• _The problem_:
Return each line of the data below exactly, omitting any pictures.

▶

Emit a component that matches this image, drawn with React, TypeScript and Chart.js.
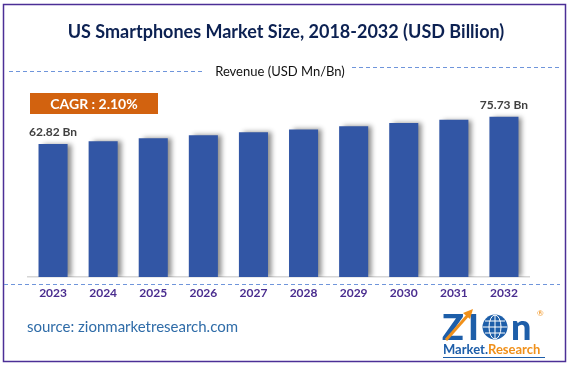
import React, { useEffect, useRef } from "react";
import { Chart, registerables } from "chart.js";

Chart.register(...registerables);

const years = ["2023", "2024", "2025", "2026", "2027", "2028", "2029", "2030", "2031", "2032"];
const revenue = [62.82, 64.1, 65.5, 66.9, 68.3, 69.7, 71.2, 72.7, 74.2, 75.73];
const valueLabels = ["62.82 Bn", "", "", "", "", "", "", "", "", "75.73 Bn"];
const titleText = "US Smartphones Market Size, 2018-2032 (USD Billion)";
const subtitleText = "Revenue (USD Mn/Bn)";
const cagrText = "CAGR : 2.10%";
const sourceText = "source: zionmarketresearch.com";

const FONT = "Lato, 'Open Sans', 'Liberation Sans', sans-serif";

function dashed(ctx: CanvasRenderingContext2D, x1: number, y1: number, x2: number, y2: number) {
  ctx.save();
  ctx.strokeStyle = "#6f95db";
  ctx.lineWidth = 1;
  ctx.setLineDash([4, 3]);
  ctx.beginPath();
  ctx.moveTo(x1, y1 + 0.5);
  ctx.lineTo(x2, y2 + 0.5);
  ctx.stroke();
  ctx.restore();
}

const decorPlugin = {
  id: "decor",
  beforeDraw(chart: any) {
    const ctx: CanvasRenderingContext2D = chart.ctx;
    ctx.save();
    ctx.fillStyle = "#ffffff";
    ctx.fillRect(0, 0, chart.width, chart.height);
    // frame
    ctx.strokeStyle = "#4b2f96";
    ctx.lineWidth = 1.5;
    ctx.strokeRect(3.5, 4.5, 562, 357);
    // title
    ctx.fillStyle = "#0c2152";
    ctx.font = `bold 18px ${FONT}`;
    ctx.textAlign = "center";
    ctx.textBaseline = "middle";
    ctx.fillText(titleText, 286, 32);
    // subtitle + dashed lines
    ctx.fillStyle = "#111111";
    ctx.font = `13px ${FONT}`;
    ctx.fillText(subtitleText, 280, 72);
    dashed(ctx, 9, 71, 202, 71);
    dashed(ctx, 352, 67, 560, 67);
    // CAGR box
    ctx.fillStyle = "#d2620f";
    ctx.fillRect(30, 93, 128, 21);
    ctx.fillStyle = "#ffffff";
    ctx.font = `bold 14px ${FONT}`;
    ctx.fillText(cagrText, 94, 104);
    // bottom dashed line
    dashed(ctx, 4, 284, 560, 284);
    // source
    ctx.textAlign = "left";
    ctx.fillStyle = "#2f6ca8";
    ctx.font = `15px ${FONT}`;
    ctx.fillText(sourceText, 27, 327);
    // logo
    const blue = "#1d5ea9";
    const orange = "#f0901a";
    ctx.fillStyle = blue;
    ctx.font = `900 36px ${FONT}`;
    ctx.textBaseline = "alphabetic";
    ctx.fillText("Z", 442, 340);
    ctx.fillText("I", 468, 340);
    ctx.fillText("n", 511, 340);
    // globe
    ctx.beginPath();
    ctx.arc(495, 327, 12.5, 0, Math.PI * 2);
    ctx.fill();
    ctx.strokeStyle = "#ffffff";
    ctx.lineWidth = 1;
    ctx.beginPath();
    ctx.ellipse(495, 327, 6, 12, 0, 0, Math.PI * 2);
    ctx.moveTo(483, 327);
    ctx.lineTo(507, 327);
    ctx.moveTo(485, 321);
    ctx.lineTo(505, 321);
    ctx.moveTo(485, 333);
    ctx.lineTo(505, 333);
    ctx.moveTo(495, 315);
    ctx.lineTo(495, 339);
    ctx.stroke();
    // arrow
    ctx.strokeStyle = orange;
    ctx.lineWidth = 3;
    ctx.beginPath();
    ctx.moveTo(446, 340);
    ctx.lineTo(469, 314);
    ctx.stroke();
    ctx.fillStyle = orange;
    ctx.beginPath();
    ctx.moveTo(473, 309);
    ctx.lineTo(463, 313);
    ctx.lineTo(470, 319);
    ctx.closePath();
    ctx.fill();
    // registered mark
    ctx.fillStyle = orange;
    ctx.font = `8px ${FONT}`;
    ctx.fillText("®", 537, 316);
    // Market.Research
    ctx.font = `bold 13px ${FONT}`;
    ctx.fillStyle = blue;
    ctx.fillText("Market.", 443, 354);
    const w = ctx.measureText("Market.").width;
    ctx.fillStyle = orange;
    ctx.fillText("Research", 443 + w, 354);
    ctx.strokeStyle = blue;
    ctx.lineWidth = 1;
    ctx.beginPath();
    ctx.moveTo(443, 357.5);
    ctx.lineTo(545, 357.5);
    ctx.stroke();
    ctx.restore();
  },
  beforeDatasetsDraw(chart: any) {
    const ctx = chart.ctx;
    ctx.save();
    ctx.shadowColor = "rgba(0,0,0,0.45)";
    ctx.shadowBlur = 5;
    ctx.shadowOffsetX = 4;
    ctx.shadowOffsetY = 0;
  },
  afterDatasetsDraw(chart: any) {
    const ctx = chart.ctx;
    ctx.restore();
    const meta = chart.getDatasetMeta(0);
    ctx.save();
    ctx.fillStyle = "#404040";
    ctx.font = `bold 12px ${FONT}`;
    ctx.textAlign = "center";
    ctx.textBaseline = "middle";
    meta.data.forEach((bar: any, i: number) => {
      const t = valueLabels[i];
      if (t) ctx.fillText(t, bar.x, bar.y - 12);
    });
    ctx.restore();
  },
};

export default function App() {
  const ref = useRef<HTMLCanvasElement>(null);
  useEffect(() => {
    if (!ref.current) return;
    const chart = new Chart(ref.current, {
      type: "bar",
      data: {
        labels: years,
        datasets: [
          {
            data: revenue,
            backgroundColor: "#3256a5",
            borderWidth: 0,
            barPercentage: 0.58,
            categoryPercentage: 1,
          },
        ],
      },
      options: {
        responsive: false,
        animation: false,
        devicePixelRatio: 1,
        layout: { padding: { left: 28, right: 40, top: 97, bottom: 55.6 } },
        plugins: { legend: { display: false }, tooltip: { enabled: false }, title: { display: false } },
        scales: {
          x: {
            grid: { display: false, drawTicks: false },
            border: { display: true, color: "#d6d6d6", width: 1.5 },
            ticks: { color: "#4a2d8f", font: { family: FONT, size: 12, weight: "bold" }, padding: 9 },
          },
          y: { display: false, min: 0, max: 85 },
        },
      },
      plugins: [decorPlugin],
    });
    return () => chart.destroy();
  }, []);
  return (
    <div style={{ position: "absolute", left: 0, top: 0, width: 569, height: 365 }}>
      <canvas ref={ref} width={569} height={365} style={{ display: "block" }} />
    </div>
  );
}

◀

• _Worked solution_:
Emit a component that matches this image, drawn with React, TypeScript and Chart.js.
import React, { useEffect, useRef } from "react";
import { Chart, registerables } from "chart.js";

Chart.register(...registerables);

const years = ["2023", "2024", "2025", "2026", "2027", "2028", "2029", "2030", "2031", "2032"];
const revenue = [62.82, 64.1, 65.5, 66.9, 68.3, 69.7, 71.2, 72.7, 74.2, 75.73];
const valueLabels = ["62.82 Bn", "", "", "", "", "", "", "", "", "75.73 Bn"];
const titleText = "US Smartphones Market Size, 2018-2032 (USD Billion)";
const subtitleText = "Revenue (USD Mn/Bn)";
const cagrText = "CAGR : 2.10%";
const sourceText = "source: zionmarketresearch.com";

const FONT = "Lato, 'Open Sans', 'Liberation Sans', sans-serif";

function dashed(ctx: CanvasRenderingContext2D, x1: number, y1: number, x2: number, y2: number) {
  ctx.save();
  ctx.strokeStyle = "#6f95db";
  ctx.lineWidth = 1;
  ctx.setLineDash([4, 3]);
  ctx.beginPath();
  ctx.moveTo(x1, y1 + 0.5);
  ctx.lineTo(x2, y2 + 0.5);
  ctx.stroke();
  ctx.restore();
}

const decorPlugin = {
  id: "decor",
  beforeDraw(chart: any) {
    const ctx: CanvasRenderingContext2D = chart.ctx;
    ctx.save();
    ctx.fillStyle = "#ffffff";
    ctx.fillRect(0, 0, chart.width, chart.height);
    // frame
    ctx.strokeStyle = "#4b2f96";
    ctx.lineWidth = 1.5;
    ctx.strokeRect(3.5, 4.5, 562, 357);
    // title
    ctx.fillStyle = "#0c2152";
    ctx.font = `bold 18px ${FONT}`;
    ctx.textAlign = "center";
    ctx.textBaseline = "middle";
    ctx.fillText(titleText, 286, 32);
    // subtitle + dashed lines
    ctx.fillStyle = "#111111";
    ctx.font = `13px ${FONT}`;
    ctx.fillText(subtitleText, 280, 72);
    dashed(ctx, 9, 71, 202, 71);
    dashed(ctx, 352, 67, 560, 67);
    // CAGR box
    ctx.fillStyle = "#d2620f";
    ctx.fillRect(30, 93, 128, 21);
    ctx.fillStyle = "#ffffff";
    ctx.font = `bold 14px ${FONT}`;
    ctx.fillText(cagrText, 94, 104);
    // bottom dashed line
    dashed(ctx, 4, 284, 560, 284);
    // source
    ctx.textAlign = "left";
    ctx.fillStyle = "#2f6ca8";
    ctx.font = `15px ${FONT}`;
    ctx.fillText(sourceText, 27, 327);
    // logo
    const blue = "#1d5ea9";
    const orange = "#f0901a";
    ctx.fillStyle = blue;
    ctx.font = `900 36px ${FONT}`;
    ctx.textBaseline = "alphabetic";
    ctx.fillText("Z", 442, 340);
    ctx.fillText("I", 468, 340);
    ctx.fillText("n", 511, 340);
    // globe
    ctx.beginPath();
    ctx.arc(495, 327, 12.5, 0, Math.PI * 2);
    ctx.fill();
    ctx.strokeStyle = "#ffffff";
    ctx.lineWidth = 1;
    ctx.beginPath();
    ctx.ellipse(495, 327, 6, 12, 0, 0, Math.PI * 2);
    ctx.moveTo(483, 327);
    ctx.lineTo(507, 327);
    ctx.moveTo(485, 321);
    ctx.lineTo(505, 321);
    ctx.moveTo(485, 333);
    ctx.lineTo(505, 333);
    ctx.moveTo(495, 315);
    ctx.lineTo(495, 339);
    ctx.stroke();
    // arrow
    ctx.strokeStyle = orange;
    ctx.lineWidth = 3;
    ctx.beginPath();
    ctx.moveTo(446, 340);
    ctx.lineTo(469, 314);
    ctx.stroke();
    ctx.fillStyle = orange;
    ctx.beginPath();
    ctx.moveTo(473, 309);
    ctx.lineTo(463, 313);
    ctx.lineTo(470, 319);
    ctx.closePath();
    ctx.fill();
    // registered mark
    ctx.fillStyle = orange;
    ctx.font = `8px ${FONT}`;
    ctx.fillText("®", 537, 316);
    // Market.Research
    ctx.font = `bold 13px ${FONT}`;
    ctx.fillStyle = blue;
    ctx.fillText("Market.", 443, 354);
    const w = ctx.measureText("Market.").width;
    ctx.fillStyle = orange;
    ctx.fillText("Research", 443 + w, 354);
    ctx.strokeStyle = blue;
    ctx.lineWidth = 1;
    ctx.beginPath();
    ctx.moveTo(443, 357.5);
    ctx.lineTo(545, 357.5);
    ctx.stroke();
    ctx.restore();
  },
  beforeDatasetsDraw(chart: any) {
    const ctx = chart.ctx;
    ctx.save();
    ctx.shadowColor = "rgba(0,0,0,0.45)";
    ctx.shadowBlur = 5;
    ctx.shadowOffsetX = 4;
    ctx.shadowOffsetY = 0;
  },
  afterDatasetsDraw(chart: any) {
    const ctx = chart.ctx;
    ctx.restore();
    const meta = chart.getDatasetMeta(0);
    ctx.save();
    ctx.fillStyle = "#404040";
    ctx.font = `bold 12px ${FONT}`;
    ctx.textAlign = "center";
    ctx.textBaseline = "middle";
    meta.data.forEach((bar: any, i: number) => {
      const t = valueLabels[i];
      if (t) ctx.fillText(t, bar.x, bar.y - 12);
    });
    ctx.restore();
  },
};

export default function App() {
  const ref = useRef<HTMLCanvasElement>(null);
  useEffect(() => {
    if (!ref.current) return;
    const chart = new Chart(ref.current, {
      type: "bar",
      data: {
        labels: years,
        datasets: [
          {
            data: revenue,
            backgroundColor: "#3256a5",
            borderWidth: 0,
            barPercentage: 0.58,
            categoryPercentage: 1,
          },
        ],
      },
      options: {
        responsive: false,
        animation: false,
        devicePixelRatio: 1,
        layout: { padding: { left: 28, right: 40, top: 97, bottom: 55.6 } },
        plugins: { legend: { display: false }, tooltip: { enabled: false }, title: { display: false } },
        scales: {
          x: {
            grid: { display: false, drawTicks: false },
            border: { display: true, color: "#d6d6d6", width: 1.5 },
            ticks: { color: "#4a2d8f", font: { family: FONT, size: 12, weight: "bold" }, padding: 9 },
          },
          y: { display: false, min: 0, max: 85 },
        },
      },
      plugins: [decorPlugin],
    });
    return () => chart.destroy();
  }, []);
  return (
    <div style={{ position: "absolute", left: 0, top: 0, width: 569, height: 365 }}>
      <canvas ref={ref} width={569} height={365} style={{ display: "block" }} />
    </div>
  );
}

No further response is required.